Yes, for some of you, I know that is a rhetorical question. For me, it was not something I thought a lot about when Alex was born. I did not envision she would be my athlete, but, wow - was I wrong.
Alex did not start walking until she was at least 2 1/2 - with kids with down syndrome this is not unusual. The low muscle tone makes it difficult for the child's hips and legs to act together to walk. In Alex's case, because we were seeing the cardiologist, we also found she had an issue getting blood to her lower extremities. If this had not been discovered - she would still not be walking. So, when she was 21 months old - she had coarctation of the aorta repair. I think tomorrow I may share that story.
Tom, our third child was born when Alex was a little over two years old. This meant that for a long time we had a double stroller and I was carrying two children up and down stairs, into cars and generally all around. The image of this still makes me laugh - but for a period in my past I was very strong. Good thing I was young.
Once Alex began to walk she was unstoppable. She often used a mobile aide to help her as she found her strength. We had a walker for her - but in some cases she preferred Tom's stroller with Tom inserted. One of my favorite (but scary) memories was the time John was outside with the kids - and as most parents know - it only takes a second. Alex managed to turn Tom's stroller around and started to take him on a tour of our neighborhood. Thankfully, some adult walkers intervened, turned then around, and brought them home. This image of my 3 year old daughter with down syndrome and her six month old brother taking in the sights of suburban Chicago still brings tears to my eyes.
At five years old, the team sports began and have not stopped. We started with tee ball - which in itself was quite amusing. As Alex was still trying to work out her gait - which according to the physical therapist was nothing to worry about - she just needed strength - she would often stumble over her feet when running the bases. Once again this makes me smile - not at my daughter's misfortune, rather at the gasps from the other parents as I chuckled at Alex.
The next sports were softball, soccer, swimming, and ice skating. We were told in order to keep Alex strong we should stress sports. Then we went on to basketball, skiing, horseback riding, tennis and a successful attempt at snowboarding.
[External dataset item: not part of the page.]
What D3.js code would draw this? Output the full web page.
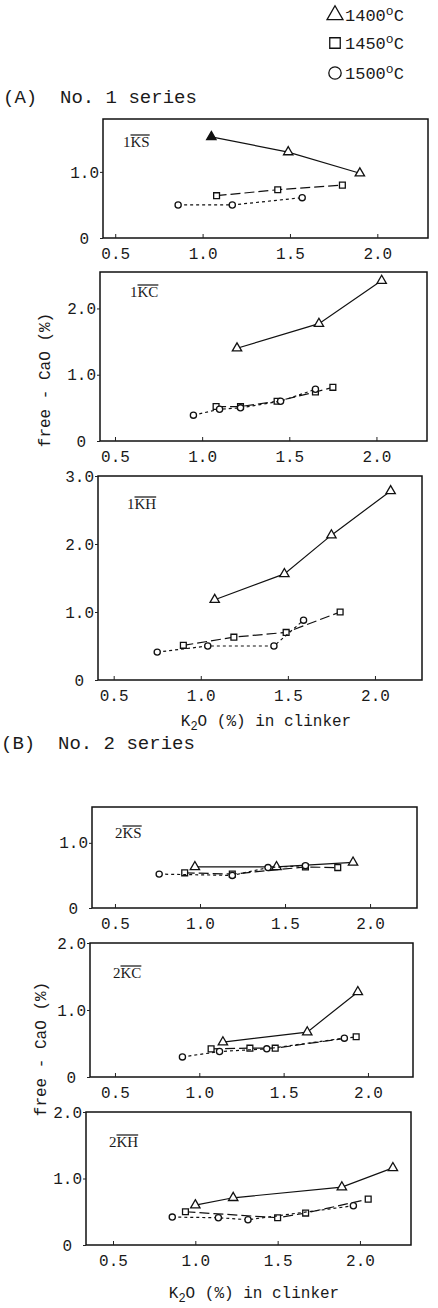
<!DOCTYPE html>
<html>
<head>
<meta charset="utf-8">
<script src="https://cdn.jsdelivr.net/npm/d3@7"></script>
<style>
  html, body { margin: 0; padding: 0; background: #fff; }
  svg { display: block; }
  text { font-family: "Liberation Mono", "DejaVu Sans Mono", monospace; fill: #1a1a1a; }
  .plabel { font-family: "Liberation Serif", "DejaVu Serif", serif; }
</style>
</head>
<body>
<svg id="chart" width="438" height="1308"></svg>
<script>
// ---- data: free CaO (%) against K2O (%) in clinker, per burning temperature ----
const temperatures = ["1400", "1450", "1500"];
const panelNames = ["1KS", "1KC", "1KH", "2KS", "2KC", "2KH"];
const xTickValues = [0.5, 1.0, 1.5, 2.0];
const yTickSets = [[0, 1], [0, 1, 2], [0, 1, 2, 3], [0, 1], [0, 1, 2], [0, 1, 2]];
const xDomains = [[0.43, 2.29], [0.414, 2.29], [0.41, 2.27], [0.365, 2.276], [0.352, 2.267], [0.336, 2.31]];
const yDomains = [[0, 1.8], [0, 2.55], [0, 3.0], [0, 1.55], [0, 2.0], [0, 2.0]];

// No. 1 series
const s1KS_1400 = [[1.05, 1.53], [1.49, 1.30], [1.90, 0.98]];
const s1KS_1450 = [[1.08, 0.64], [1.43, 0.73], [1.80, 0.80]];
const s1KS_1500 = [[0.86, 0.50], [1.17, 0.50], [1.57, 0.61]];

const s1KC_1400 = [[1.20, 1.40], [1.67, 1.77], [2.03, 2.42]];
const s1KC_1450 = [[1.08, 0.52], [1.22, 0.52], [1.43, 0.60], [1.65, 0.74], [1.75, 0.81]];
const s1KC_1500 = [[0.95, 0.39], [1.10, 0.48], [1.22, 0.50], [1.45, 0.60], [1.65, 0.78]];

const s1KH_1400 = [[1.08, 1.18], [1.48, 1.56], [1.75, 2.13], [2.09, 2.78]];
const s1KH_1450 = [[0.90, 0.51], [1.19, 0.63], [1.49, 0.70], [1.80, 1.00]];
const s1KH_1500 = [[0.75, 0.41], [1.04, 0.50], [1.42, 0.50], [1.59, 0.88]];

// No. 2 series
const s2KS_1400 = [[0.97, 0.63], [1.45, 0.63], [1.90, 0.70]];
const s2KS_1450 = [[0.91, 0.54], [1.19, 0.52], [1.62, 0.63], [1.81, 0.62]];
const s2KS_1500 = [[0.76, 0.52], [1.19, 0.50], [1.40, 0.62], [1.62, 0.65]];

const s2KC_1400 = [[1.14, 0.52], [1.64, 0.67], [1.94, 1.27]];
const s2KC_1450 = [[1.07, 0.42], [1.30, 0.43], [1.45, 0.43], [1.93, 0.60]];
const s2KC_1500 = [[0.90, 0.30], [1.12, 0.38], [1.40, 0.42], [1.86, 0.58]];

const s2KH_1400 = [[1.00, 0.60], [1.23, 0.71], [1.89, 0.87], [2.20, 1.16]];
const s2KH_1450 = [[0.94, 0.50], [1.50, 0.41], [1.67, 0.48], [2.05, 0.69]];
const s2KH_1500 = [[0.86, 0.42], [1.14, 0.41], [1.32, 0.38], [1.96, 0.59]];

const panelSeries = [
  [s1KS_1400, s1KS_1450, s1KS_1500],
  [s1KC_1400, s1KC_1450, s1KC_1500],
  [s1KH_1400, s1KH_1450, s1KH_1500],
  [s2KS_1400, s2KS_1450, s2KS_1500],
  [s2KC_1400, s2KC_1450, s2KC_1500],
  [s2KH_1400, s2KH_1450, s2KH_1500]
];

// ---- layout ----
const frames = [
  { left: 103, right: 428, top: 119, bottom: 238, labelDx: 20, labelDy: 28 },
  { left: 100, right: 427, top: 272, bottom: 441, labelDx: 30, labelDy: 25 },
  { left: 98,  right: 422, top: 476, bottom: 680, labelDx: 29, labelDy: 33 },
  { left: 92,  right: 417, top: 807, bottom: 908, labelDx: 23, labelDy: 31 },
  { left: 90,  right: 413, top: 943, bottom: 1077, labelDx: 23, labelDy: 35 },
  { left: 86,  right: 411, top: 1112, bottom: 1245, labelDx: 23, labelDy: 35 }
];
const dashes = [null, "10,4", "3,3"];
const symbolTypes = [d3.symbolTriangle, d3.symbolSquare, d3.symbolCircle];
const symbolSizes = [38, 34, 30];

const svg = d3.select("#chart");

const fmt = v => v === 0 ? "0" : d3.format(".1f")(v);

frames.forEach((f, i) => {
  const x = d3.scaleLinear().domain(xDomains[i]).range([f.left, f.right]);
  const y = d3.scaleLinear().domain(yDomains[i]).range([f.bottom, f.top]);
  const g = svg.append("g");

  // frame
  g.append("rect")
    .attr("x", f.left).attr("y", f.top)
    .attr("width", f.right - f.left).attr("height", f.bottom - f.top)
    .attr("fill", "none").attr("stroke", "#111").attr("stroke-width", 1.5);

  // x axis (ticks point inward)
  const xAxis = d3.axisBottom(x).tickValues(xTickValues).tickFormat(d3.format(".1f"))
    .tickSizeInner(-4).tickSizeOuter(0).tickPadding(10);
  const xa = g.append("g").attr("transform", `translate(0,${f.bottom})`).call(xAxis);
  xa.select(".domain").remove();
  xa.selectAll("line").attr("stroke", "#222");
  xa.selectAll("text").attr("font-size", 16).attr("font-family", "Liberation Mono").attr("fill", "#1a1a1a");

  // y axis
  const yAxis = d3.axisLeft(y).tickValues(yTickSets[i]).tickFormat(fmt)
    .tickSizeInner(3).tickSizeOuter(0).tickPadding(1);
  const ya = g.append("g").attr("transform", `translate(${f.left},0)`).call(yAxis);
  ya.select(".domain").remove();
  ya.selectAll("line").attr("stroke", "#222");
  ya.selectAll("text").attr("font-size", 16).attr("font-family", "Liberation Mono").attr("fill", "#1a1a1a");
  ya.selectAll(".tick").filter(d => d === 0).select("text").attr("dx", -10);

  // series lines and markers
  const line = d3.line().x(d => x(d[0])).y(d => y(d[1]));
  panelSeries[i].forEach((pts, s) => {
    g.append("path").datum(pts)
      .attr("d", line)
      .attr("fill", "none")
      .attr("stroke", "#111")
      .attr("stroke-width", 1.2)
      .attr("stroke-dasharray", dashes[s]);
    g.selectAll(null).data(pts).join("path")
      .attr("d", d3.symbol().type(symbolTypes[s]).size(symbolSizes[s]))
      .attr("transform", d => `translate(${x(d[0])},${y(d[1])})`)
      .attr("fill", (d, k) => (i === 0 && s === 0 && k === 0) ? "#111" : "#fff")
      .attr("stroke", "#111")
      .attr("stroke-width", 1.3);
  });

  // panel name with overline on the letters
  const name = panelNames[i];
  const t = g.append("text").attr("class", "plabel")
    .attr("x", f.left + f.labelDx).attr("y", f.top + f.labelDy)
    .attr("font-size", 15);
  t.text(name);
  const node = t.node();
  const x0 = node.getStartPositionOfChar(1).x;
  const w = node.getSubStringLength(1, name.length - 1);
  g.append("line")
    .attr("x1", x0).attr("x2", x0 + w)
    .attr("y1", f.top + f.labelDy - 12).attr("y2", f.top + f.labelDy - 12)
    .attr("stroke", "#111").attr("stroke-width", 1.2);
});

// series titles
svg.append("text").attr("x", 3).attr("y", 103).attr("font-size", 19)
  .attr("xml:space", "preserve").text("(A)  No. 1 series");
svg.append("text").attr("x", 1).attr("y", 749).attr("font-size", 19)
  .attr("xml:space", "preserve").text("(B)  No. 2 series");

// y-axis titles
[[50, 380], [46, 1049]].forEach(([cx, cy]) => {
  svg.append("text")
    .attr("transform", `translate(${cx},${cy}) rotate(-90)`)
    .attr("text-anchor", "middle").attr("font-size", 16)
    .attr("xml:space", "preserve")
    .text("free - CaO (%)");
});

// x-axis titles
[[266, 726], [254, 1298]].forEach(([cx, cy]) => {
  const t = svg.append("text").attr("x", cx).attr("y", cy)
    .attr("text-anchor", "middle").attr("font-size", 16)
    .attr("xml:space", "preserve");
  t.append("tspan").text("K");
  t.append("tspan").attr("dy", 4).attr("font-size", 12).text("2");
  t.append("tspan").attr("dy", -4).text("O (%) in clinker");
});

// legend
const legendRows = [21, 49, 79];
temperatures.forEach((temp, s) => {
  const cy = legendRows[s] - 6;
  svg.append("path")
    .attr("d", d3.symbol().type(symbolTypes[s]).size([110, 110, 120][s]))
    .attr("transform", `translate(335,${cy})`)
    .attr("fill", "none").attr("stroke", "#111").attr("stroke-width", 1.3);
  const t = svg.append("text").attr("x", 345).attr("y", legendRows[s]).attr("font-size", 17);
  t.append("tspan").text(temp);
  t.append("tspan").attr("dy", -6).attr("font-size", 13).text("o");
  t.append("tspan").attr("dy", 6).text("C");
});
</script>
</body>
</html>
During the Special Olympic season, Alex participates in bowling, skiing, snow shoeing, swimming and track and field. She loves all of these sports and will pour her heart in to them. I am so excited she will have the opportunity to share her passion with the 3,000 other athletes at the Olympic Games.
To set the record straight - Alex is never the best player on a "regular" sports team - but in her early years she was never the worst. As her peers have grown, they have surpassed her in every way - but she has also grown - just at a much slower rate. Many of her team mates have been kind and caring - some have not. But her pride in a job well done trumps them all.
Our most recent experience on the JV basketball team at high school was one of our best. The coach insisted that Alex play and the girls had "Alex plays" - one on defense and one on offense. The offensive play consisted of the girls feeding Alex and blocking the defenders in order for Alex to score. This was successful more than once - and not only was Alex proud of her goals, so was her coach, her teammates and the audience.
Sometimes, when I have had a bad Alex day, I listen, in my mind, to the applause that accompanied Alex's basketball goals last winter and it lifts my spirits. Once again - another unsung hero in lives.